DESCRIPTION OF THE TASK
Extract all data as written.

(Dataset rows)
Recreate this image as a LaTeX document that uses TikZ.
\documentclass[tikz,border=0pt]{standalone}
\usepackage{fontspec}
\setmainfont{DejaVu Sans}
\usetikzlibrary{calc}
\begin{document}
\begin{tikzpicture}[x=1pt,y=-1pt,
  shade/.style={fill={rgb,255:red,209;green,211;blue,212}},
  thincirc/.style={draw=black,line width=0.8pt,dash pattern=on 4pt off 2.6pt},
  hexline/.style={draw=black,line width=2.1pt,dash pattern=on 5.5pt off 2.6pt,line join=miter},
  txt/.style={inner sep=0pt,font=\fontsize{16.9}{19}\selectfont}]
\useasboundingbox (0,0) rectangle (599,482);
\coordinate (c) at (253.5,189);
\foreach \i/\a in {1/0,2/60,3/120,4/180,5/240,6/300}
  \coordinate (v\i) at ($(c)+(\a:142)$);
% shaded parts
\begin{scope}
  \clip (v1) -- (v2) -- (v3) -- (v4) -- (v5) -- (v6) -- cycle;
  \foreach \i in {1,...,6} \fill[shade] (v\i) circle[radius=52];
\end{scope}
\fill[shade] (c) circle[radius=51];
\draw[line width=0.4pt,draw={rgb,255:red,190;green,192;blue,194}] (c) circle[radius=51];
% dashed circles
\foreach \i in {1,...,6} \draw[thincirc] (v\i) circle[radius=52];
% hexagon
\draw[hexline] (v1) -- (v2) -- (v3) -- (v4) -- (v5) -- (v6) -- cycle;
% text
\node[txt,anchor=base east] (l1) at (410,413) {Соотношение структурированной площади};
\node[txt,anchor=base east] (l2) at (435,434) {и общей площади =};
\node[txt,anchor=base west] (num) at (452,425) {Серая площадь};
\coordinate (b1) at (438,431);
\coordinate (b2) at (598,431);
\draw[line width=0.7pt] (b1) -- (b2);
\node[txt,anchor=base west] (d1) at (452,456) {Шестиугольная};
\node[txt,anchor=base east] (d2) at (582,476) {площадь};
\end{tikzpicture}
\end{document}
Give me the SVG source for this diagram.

ANSWER TO THE PROBLEM
Recreate this image as a LaTeX document that uses TikZ.
\documentclass[tikz,border=0pt]{standalone}
\usepackage{fontspec}
\setmainfont{DejaVu Sans}
\usetikzlibrary{calc}
\begin{document}
\begin{tikzpicture}[x=1pt,y=-1pt,
  shade/.style={fill={rgb,255:red,209;green,211;blue,212}},
  thincirc/.style={draw=black,line width=0.8pt,dash pattern=on 4pt off 2.6pt},
  hexline/.style={draw=black,line width=2.1pt,dash pattern=on 5.5pt off 2.6pt,line join=miter},
  txt/.style={inner sep=0pt,font=\fontsize{16.9}{19}\selectfont}]
\useasboundingbox (0,0) rectangle (599,482);
\coordinate (c) at (253.5,189);
\foreach \i/\a in {1/0,2/60,3/120,4/180,5/240,6/300}
  \coordinate (v\i) at ($(c)+(\a:142)$);
% shaded parts
\begin{scope}
  \clip (v1) -- (v2) -- (v3) -- (v4) -- (v5) -- (v6) -- cycle;
  \foreach \i in {1,...,6} \fill[shade] (v\i) circle[radius=52];
\end{scope}
\fill[shade] (c) circle[radius=51];
\draw[line width=0.4pt,draw={rgb,255:red,190;green,192;blue,194}] (c) circle[radius=51];
% dashed circles
\foreach \i in {1,...,6} \draw[thincirc] (v\i) circle[radius=52];
% hexagon
\draw[hexline] (v1) -- (v2) -- (v3) -- (v4) -- (v5) -- (v6) -- cycle;
% text
\node[txt,anchor=base east] (l1) at (410,413) {Соотношение структурированной площади};
\node[txt,anchor=base east] (l2) at (435,434) {и общей площади =};
\node[txt,anchor=base west] (num) at (452,425) {Серая площадь};
\coordinate (b1) at (438,431);
\coordinate (b2) at (598,431);
\draw[line width=0.7pt] (b1) -- (b2);
\node[txt,anchor=base west] (d1) at (452,456) {Шестиугольная};
\node[txt,anchor=base east] (d2) at (582,476) {площадь};
\end{tikzpicture}
\end{document}
Give me the SVG source for this diagram.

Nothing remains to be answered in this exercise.